This year I’m offering a four-pack of my wines from the 2014 Oregon vintage:
Pinot Noir Crowley Station Vineyard
Pinot Noir Zenith Vineyard
Pinot Noir Bjornson Vineyard
Pinot Blanc Willamette Valley
$137 at retail
BerserkerDay Special - $99
Order by emailing me at vincentwines@gmail.com and include a phone number to call for CC information.
Pick up in Portland, OR, or if you need shipping it’s $15 to west coast, $20 to midwest, or $25 to south and east coast.
Details on the vineyards:
Crowley Station Vineyard was planted 15 years ago with cuttings from nearby Carter vineyard. The vines are own rooted and non-irrigated, farmed sustainably and a mix of Dijon 114 and 115 clones. It’s in the southwest end of the AVA, low elevation but windy and cool, with fossil rich marine sedimentary soil.

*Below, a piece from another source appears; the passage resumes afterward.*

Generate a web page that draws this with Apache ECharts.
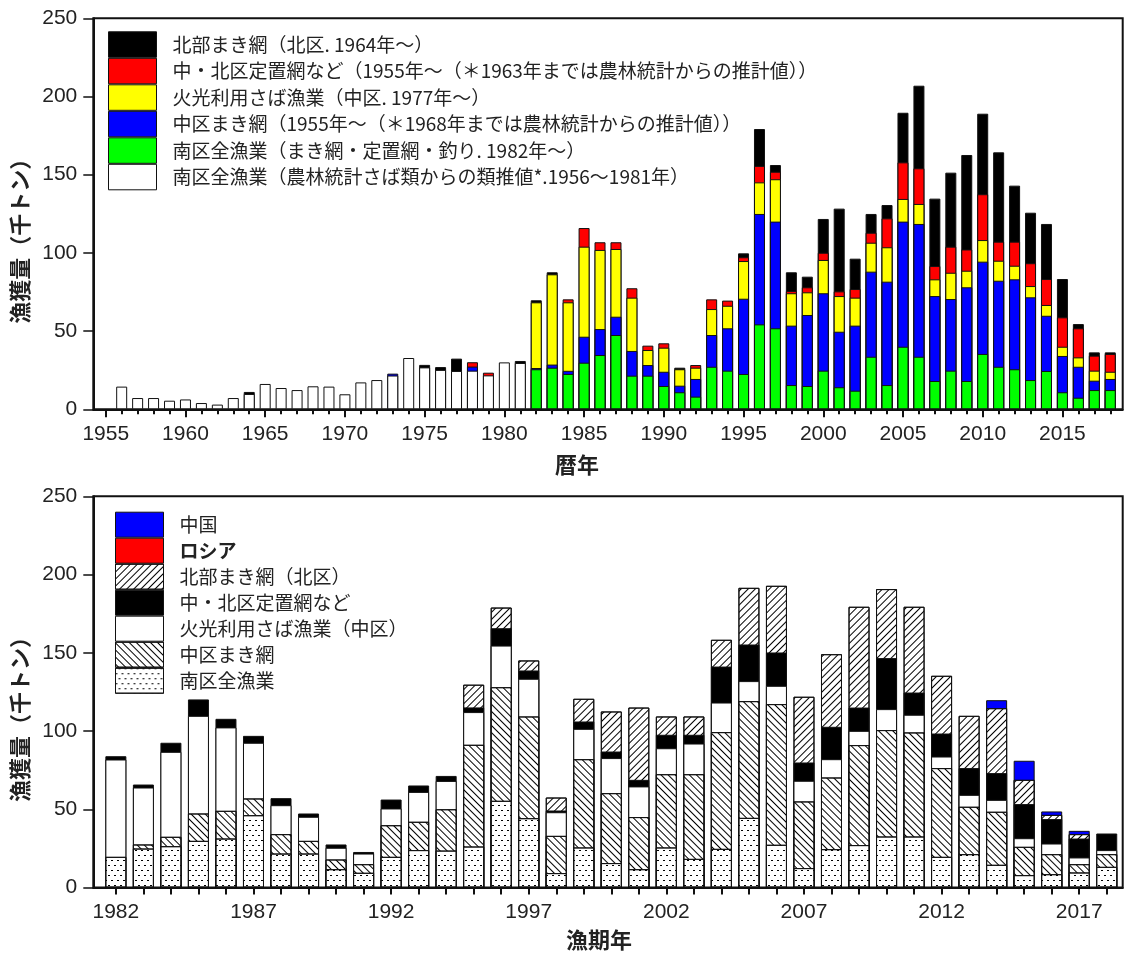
<!DOCTYPE html>
<html><head><meta charset="utf-8">
<script src="https://cdn.jsdelivr.net/npm/echarts@6/dist/echarts.min.js"></script>
<style>html,body{margin:0;padding:0;background:#fff}#c{width:1127px;height:956px}</style>
</head><body><div id="c"></div>
<script>
// ---------- Top chart (暦年) ----------
const topYears = [
  1955,1956,1957,1958,1959,1960,1961,1962,1963,1964,
  1965,1966,1967,1968,1969,1970,1971,1972,1973,1974,
  1975,1976,1977,1978,1979,1980,1981,1982,1983,1984,
  1985,1986,1987,1988,1989,1990,1991,1992,1993,1994,
  1995,1996,1997,1998,1999,2000,2001,2002,2003,2004,
  2005,2006,2007,2008,2009,2010,2011,2012,2013,2014,
  2015,2016,2017,2018];
const topTickLabels = [1955,1960,1965,1970,1975,1980,1985,1990,1995,2000,2005,2010,2015];
const topMajorTicks = [1955,1960,1965,1970,1975,1980,1985,1990,1995,2000,2005,2010,2015];

// 南区全漁業(農林統計さば類からの類推値, 1956-1981) – white
const topSouthEst = [
  null,14.5,7.2,7.2,5.5,6.3,4.0,3.0,7.2,9.8,
  16.2,13.6,12.3,14.7,14.5,9.6,17.2,18.7,21.6,32.8,
  26.8,25.2,24.5,24.7,21.7,30.0,29.6,null,null,null,
  null,null,null,null,null,null,null,null,null,null,
  null,null,null,null,null,null,null,null,null,null,
  null,null,null,null,null,null,null,null,null,null,
  null,null,null,null];
// 南区全漁業(まき網・定置網・釣り, 1982-) – green
const topSouth = [
  null,null,null,null,null,null,null,null,null,null,
  null,null,null,null,null,null,null,null,null,null,
  null,null,null,null,null,null,null,25.6,26.6,22.6,
  29.8,34.7,47.5,21.5,21.5,14.9,10.9,8.1,27.2,24.7,
  22.6,54.3,51.8,15.5,14.9,24.7,14.1,11.9,33.6,15.5,
  40.0,33.6,18.1,24.7,18.1,35.4,27.2,25.6,18.7,24.5,
  10.9,7.4,12.3,12.3];
// 中区まき網 – blue
const topChuMaki = [
  null,null,null,null,null,null,null,null,null,null,
  null,null,null,null,null,null,null,null,1.2,null,
  null,null,null,2.6,null,null,null,0.8,2.0,2.0,
  16.6,16.6,11.7,15.8,6.8,9.1,4.2,11.3,20.3,27.1,
  48.1,70.6,68.2,38.0,45.4,49.5,35.5,41.6,54.4,66.1,
  80.0,84.9,54.3,45.8,59.9,59.0,55.0,57.5,52.9,35.3,
  23.2,19.8,6.0,7.1];
// 火光利用さば漁業 – yellow
const topKako = [
  null,null,null,null,null,null,null,null,null,null,
  null,null,null,null,null,null,null,null,null,null,
  null,null,null,null,null,null,null,42.0,57.7,43.8,
  57.6,50.6,43.3,34.1,9.6,15.4,10.5,7.2,16.6,14.4,
  24.1,20.2,27.1,20.7,14.5,21.3,22.8,17.9,18.5,22.0,
  14.5,12.8,10.7,16.8,10.6,13.8,12.8,8.7,7.2,6.9,
  5.9,6.0,6.4,4.6];
// 中・北区定置網など – red
const topTeichi = [
  null,null,null,null,null,null,null,null,null,null,
  null,null,null,null,null,null,null,null,null,null,
  null,null,null,2.8,1.7,null,null,null,null,1.9,
  11.9,4.9,4.3,6.0,2.8,2.8,null,1.7,6.2,3.3,
  2.4,10.5,4.8,1.4,3.2,4.6,3.0,5.5,6.4,18.5,
  23.4,22.8,8.5,16.7,13.6,29.3,12.2,15.4,14.6,16.6,
  18.8,18.6,9.6,11.4];
// 北部まき網 – black
const topHokubu = [
  null,null,null,null,null,null,null,null,null,1.3,
  null,null,null,null,null,null,null,null,null,null,
  1.6,1.8,7.9,null,null,null,1.3,1.3,1.3,null,
  null,null,null,null,null,null,1.0,null,null,null,
  2.5,23.6,4.3,12.0,6.8,21.6,52.9,19.4,12.0,8.5,
  31.7,52.8,43.1,47.3,60.4,51.5,57.1,35.8,32.3,35.2,
  24.5,2.7,2.1,1.0];

const topNames = [
  '北部まき網（北区. 1964年～）',
  '中・北区定置網など（1955年～（＊1963年までは農林統計からの推計値））',
  '火光利用さば漁業（中区. 1977年～）',
  '中区まき網（1955年～（＊1968年までは農林統計からの推計値））',
  '南区全漁業（まき網・定置網・釣り. 1982年～）',
  '南区全漁業（農林統計さば類からの類推値*.1956～1981年）'
];

// ---------- Bottom chart (漁期年) ----------
const botYears = [
  1982,1983,1984,1985,1986,1987,1988,1989,1990,1991,
  1992,1993,1994,1995,1996,1997,1998,1999,2000,2001,
  2002,2003,2004,2005,2006,2007,2008,2009,2010,2011,
  2012,2013,2014,2015,2016,2017,2018];
const botTickLabels = [1982,1987,1992,1997,2002,2007,2012,2017];

const botNanku = [
  19.6,24.9,26.4,29.8,31.3,46.2,21.7,21.7,11.7,9.4,
  19.6,23.9,23.6,26.2,55.4,44.3,9.2,25.6,15.6,11.7,
  25.6,18.3,24.7,44.5,27.3,12.4,24.5,27.1,32.6,32.6,
  19.6,21.3,14.5,7.9,8.5,9.6,13.2];
const botChuMaki = [
  null,2.6,6.0,17.5,17.7,10.7,12.4,8.1,6.2,5.5,
  20.2,18.1,26.4,65.0,72.6,65.0,23.8,56.4,44.7,33.3,
  46.8,54.1,74.6,74.6,89.9,42.6,45.8,63.9,68.0,66.5,
  56.7,30.3,33.9,18.1,12.8,5.3,8.1];
const botKako = [
  62.2,36.4,54.3,62.4,53.3,35.6,18.5,15.4,7.5,6.8,
  10.7,19.1,18.1,20.9,26.6,24.1,15.1,19.4,22.4,19.6,
  16.6,19.6,18.9,12.8,11.7,13.2,11.7,9.1,13.4,11.3,
  7.4,7.6,7.6,5.5,6.8,4.3,2.6];
const botTeichi = [
  2.1,1.9,5.8,10.5,5.5,4.4,4.5,2.1,2.1,1.0,
  5.7,4.1,3.2,3.0,11.1,5.3,1.1,4.7,4.2,4.2,
  8.6,5.6,23.0,23.4,21.3,11.7,20.7,14.9,32.6,14.2,
  14.7,17.1,17.1,21.8,15.6,12.1,10.6];
const botHokubu = [
  null,null,null,null,null,null,null,null,null,null,
  null,null,null,14.5,13.2,6.4,8.3,14.5,25.6,46.2,
  11.7,11.7,17.1,36.2,42.6,42.0,46.4,64.4,44.1,54.8,
  36.9,33.4,41.5,15.5,2.7,2.8,null];
const botRussia = [
  null,null,null,null,null,null,null,null,null,null,
  null,null,null,null,null,null,null,null,null,null,
  null,null,null,null,null,null,null,null,null,null,
  null,null,null,null,null,null,null];
const botChina = [
  null,null,null,null,null,null,null,null,null,null,
  null,null,null,null,null,null,null,null,null,null,
  null,null,null,null,null,null,null,null,null,null,
  null,null,5.1,12.2,2.2,2.1,null];

const botNames = ['中国','ロシア','北部まき網（北区）','中・北区定置網など','火光利用さば漁業（中区）','中区まき網','南区全漁業'];

// ---------- helpers ----------
const numFont = 'Liberation Sans, Arial, sans-serif';
const cjkFont = 'Noto Sans CJK JP, sans-serif';

function cumulativeTops(layersBottomUp) {
  const n = layersBottomUp[0].length;
  const acc = new Array(n).fill(0);
  return layersBottomUp.map(arr => arr.map((v, i) => {
    if (v == null) return null;
    acc[i] += v;
    return acc[i];
  }));
}
function toPairs(years, tops) {
  return years.map((yr, i) => tops[i] == null ? [yr, '-'] : [yr, tops[i]]);
}
const plainNum = v => String(v);

const decalHokubu = {symbol:'rect', symbolSize:1, color:'#000', dashArrayX:[1,0], dashArrayY:[1,4], rotation: -Math.PI/4};
const decalChu = {symbol:'rect', symbolSize:1, color:'#000', dashArrayX:[1,0], dashArrayY:[1,3.2], rotation: Math.PI/4};
const decalDots = {symbol:'rect', symbolSize:1, color:'#000', dashArrayX:[[2,4],[0,3,2,1]], dashArrayY:[1,4], rotation:0};

// top layers bottom-up
const topLayers = [topSouthEst, topSouth, topChuMaki, topKako, topTeichi, topHokubu];
const topTops = cumulativeTops(topLayers);
const topColors = ['#ffffff','#00ff00','#0000ff','#ffff00','#ff0000','#000000'];
const topLayerNames = [topNames[5], topNames[4], topNames[3], topNames[2], topNames[1], topNames[0]];

const botLayers = [botNanku, botChuMaki, botKako, botTeichi, botHokubu, botRussia, botChina];
const botTops = cumulativeTops(botLayers);
const botColors = ['#ffffff','#ffffff','#ffffff','#000000','#ffffff','#ff0000','#0000ff'];
const botDecals = [decalDots, decalChu, null, null, decalHokubu, null, null];
const botLayerNames = [botNames[6], botNames[5], botNames[4], botNames[3], botNames[2], botNames[1], botNames[0]];

const series = [];
// draw top layer first so lower layers cover it
for (let k = topLayers.length - 1; k >= 0; k--) {
  series.push({
    type:'bar', name: topLayerNames[k], xAxisIndex:0, yAxisIndex:0,
    barWidth:11, barGap:'-100%',
    itemStyle:{color: topColors[k], borderColor:'#111', borderWidth:1},
    data: toPairs(topYears, topTops[k])
  });
}
for (let k = botLayers.length - 1; k >= 0; k--) {
  const st = {color: botColors[k], borderColor:'#111', borderWidth:1};
  if (botDecals[k]) st.decal = botDecals[k];
  series.push({
    type:'bar', name: botLayerNames[k], xAxisIndex:2, yAxisIndex:1,
    barWidth:21, barGap:'-100%',
    itemStyle: st,
    data: toPairs(botYears, botTops[k])
  });
}

function yAxisDef(gi) {
  return {
    type:'value', gridIndex: gi, min:0, max:250, interval:50,
    axisLine:{show:true, lineStyle:{color:'#111', width:2}},
    axisTick:{show:true, inside:false, length:10, lineStyle:{color:'#111', width:1.5}},
    axisLabel:{fontSize:21, margin:16, color:'#222', fontFamily:numFont},
    splitLine:{show:false},
    name:'漁獲量（千トン）', nameLocation:'middle', nameGap:63, nameRotate:90,
    nameTextStyle:{fontSize:22, fontFamily:cjkFont, color:'#222', fontWeight:'bold', padding:[0,44,0,0]}
  };
}

const option = {
  animation:false,
  backgroundColor:'#fff',
  grid:[
    {left:93.3, top:18.3, width:1029.4, height:391, show:true, borderColor:'#111', borderWidth:2},
    {left:93.3, top:496.3, width:1029.4, height:391.2, show:true, borderColor:'#111', borderWidth:2}
  ],
  xAxis:[
    {type:'value', gridIndex:0, position:'bottom', min:1954.22, max:2018.78,
     axisLine:{show:true, lineStyle:{color:'#111', width:2}},
     axisTick:{show:true, inside:false, length:5, customValues: topYears, lineStyle:{color:'#111', width:2}},
     axisLabel:{show:true, customValues: topTickLabels, formatter: plainNum, fontSize:21, margin:14, color:'#222', fontFamily:numFont},
     splitLine:{show:false},
     name:'暦年', nameLocation:'middle', nameGap:44,
     nameTextStyle:{fontSize:22, fontFamily:cjkFont, color:'#222', fontWeight:'bold', padding:[0,62,0,0]}},
    {type:'value', gridIndex:0, position:'bottom', min:1954.22, max:2018.78,
     axisLine:{show:false},
     axisTick:{show:true, inside:false, length:8, customValues: topMajorTicks, lineStyle:{color:'#111', width:2}},
     axisLabel:{show:false}, splitLine:{show:false}},
    {type:'value', gridIndex:1, position:'bottom', min:1981.18, max:2018.58,
     axisLine:{show:true, lineStyle:{color:'#111', width:2}},
     axisTick:{show:true, inside:false, length:7, customValues: botYears, lineStyle:{color:'#111', width:2}},
     axisLabel:{show:true, customValues: botTickLabels, formatter: plainNum, fontSize:21, margin:14, color:'#222', fontFamily:numFont},
     splitLine:{show:false},
     name:'漁期年', nameLocation:'middle', nameGap:41,
     nameTextStyle:{fontSize:22, fontFamily:cjkFont, color:'#222', fontWeight:'bold', padding:[0,18,0,0]}}
  ],
  yAxis:[yAxisDef(0), yAxisDef(1)],
  legend:[
    {orient:'vertical', left:108, top:31.3, padding:0, itemWidth:48, itemHeight:25.5, itemGap:0,
     icon:'rect', selectedMode:false, data: topNames,
     itemStyle:{borderColor:'#111', borderWidth:1},
     textStyle:{fontSize:19, fontFamily:cjkFont, color:'#222', padding:[0,0,0,11]}},
    {orient:'vertical', left:115, top:511.7, padding:0, itemWidth:48, itemHeight:25, itemGap:0,
     icon:'rect', selectedMode:false,
     data: botNames.map(n => n === 'ロシア' ? {name:n, textStyle:{fontWeight:'bold'}} : n),
     itemStyle:{borderColor:'#111', borderWidth:1},
     textStyle:{fontSize:19, fontFamily:cjkFont, color:'#222', padding:[0,0,0,11]}}
  ],
  series: series
};

const chart = echarts.init(document.getElementById('c'), null, {renderer:'canvas'});
chart.setOption(option);
</script></body></html>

Zenith Vineyard is on the east side of the Eola Hills. My block was planted in 2002 with 100% Pommard clone, on a rocky knoll that the original owners thought too rocky to plant back in the 1980s. The crop is naturally meager here, the canopy barely filling the trellis wires. The soil here is also marine sediments, tan in color and well drained.
Bjornson Vineyard is higher up on the east flank of the Eola Hills, on red volcanic basalt soil sometimes so thin the bedrock protrudes out of the dirt. I work with a mix of Pommard and Wadenswil vines here (75%/25%).
The Pinot Blanc comes from a vineyard planted in the later 1980s and lease farmed by three immigrant brothers, the Moras. This valley floor site is humble terroir but makes for bracing Pinot Blanc, which I ferment like my Chardonnay in old French oak barrels, aging on the lees for one year before bottling unfiltered. My goal is a more textural expression of Pinot Blanc from the Willamette Valley.
And about the wines:
All of my wines are fermented naturally, with no yeast foods or anything added other than a low amount of SO2 during the process. I take a very gentle approach in the cellar, with minimal punch downs or other mixing, in order to achieve a truly gentle extraction and retain the delicate texture of each site. I use a mix of used French oak barrels for elevage, with no filtering so you experience the wine in its completeness. My approach is not dogmatic, just simply the most basic technique to transmit the essence of each vineyard.